Reverse osmosis – tech favourite for the Middle East


Guest writer: Sofia Bensaid (pictured below), associate director for infrastructure ratings, S&P Global Ratings

The Middle East is the most water-scarce region in the world. It is home to nearly 6% of the worldwide population but has only 2% of the water reserves. Nearly half of the world's desalination capacity is in the Middle East, with Saudi Arabia alone having an installed capacity of 9 million cubic meters per day.

Setate-owned offtakers have placed SWRO at the center of their near-term water procurement plans.

In our view, reverse osmosis is a proven technology at scale. SWRO has become the technology of choice for desalination, in part because it is relatively simple to operate. We consider an SWRO plant to be about as complex to operate as a simple gas power plant due to the simple processing systems and the replaceability of the membranes.

In addition, SWRO plants do not need to be built next to power generation plants. As SWRO plants become more common in the Middle East, we expect desalination assets will increasingly be decoupled from the power network. We view SWRO plants as the future of water desalination, not only in the Middle East, but also worldwide. In recent years, thermal desalination's share of capacity has started to fall.

SWRO plants have benefitted from the falling cost of membrane technology and from the downward trend in the cost of electricity in Saudi Arabia and the UAE, which now have the lowest cost of renewable electricity in the world. In recent tenders in Saudi Arabia and the UAE, we have seen water desalination prices fall dramatically, to below $0.30 per cubic metre from nearly $1.00 per cubic metre.

We view a plant's specific power consumption, which represents the conversion efficiency from sea water to potable water, as a key performance metric, similar to the heat rate factor in gas power plants. For offtakers, half of the water tariff is essentially the cost of the electricity used to desalinate the water. Therefore, a higher specific power consumption could weaken a plant's cash flows.

Several independent water providers (IWPs) are likely to refinance their existing debt in the capital markets by 2024. Although desalination plants are long-term projects, sponsors typically find it difficult to secure competitive long-term debt for water projects. Banks in the Middle East tend to increase capital requirements for long-term exposures. The mini-perm financing structure operates like a bridge to bond financing.
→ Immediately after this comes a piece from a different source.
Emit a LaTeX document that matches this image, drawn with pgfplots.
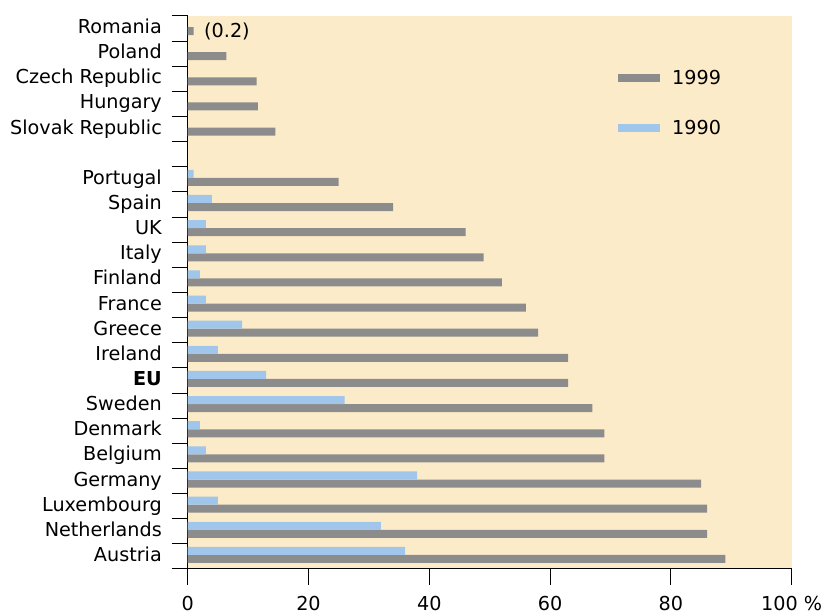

Bond investors are thereby shielded from the construction risk, and although sponsors have an incentive to refinance their project debt a few years after commercial operations begin, IWPs avoid a hard obligation to refinance their debt.

Given the number of transactions that will start commercial operations within the next 2 years in Saudi Arabia and UAE, we expect a number of sponsors to bring bonds to market to refinance their initial mini-perm debt. This will diminish banks’ exposure to this type of asset and create more liquidity for the upcoming SWRO pipeline.

SWRO can help meet the rising demand for fresh water, but the technology faces environmental challenges. Plant operators need to mitigate the harms by implementing appropriate measures. To ensure the brine does not damage the marine ecosystem, operators must run computer simulations to ensure water currents will spread the discharge across a wider area that isn't ecologically sensitive.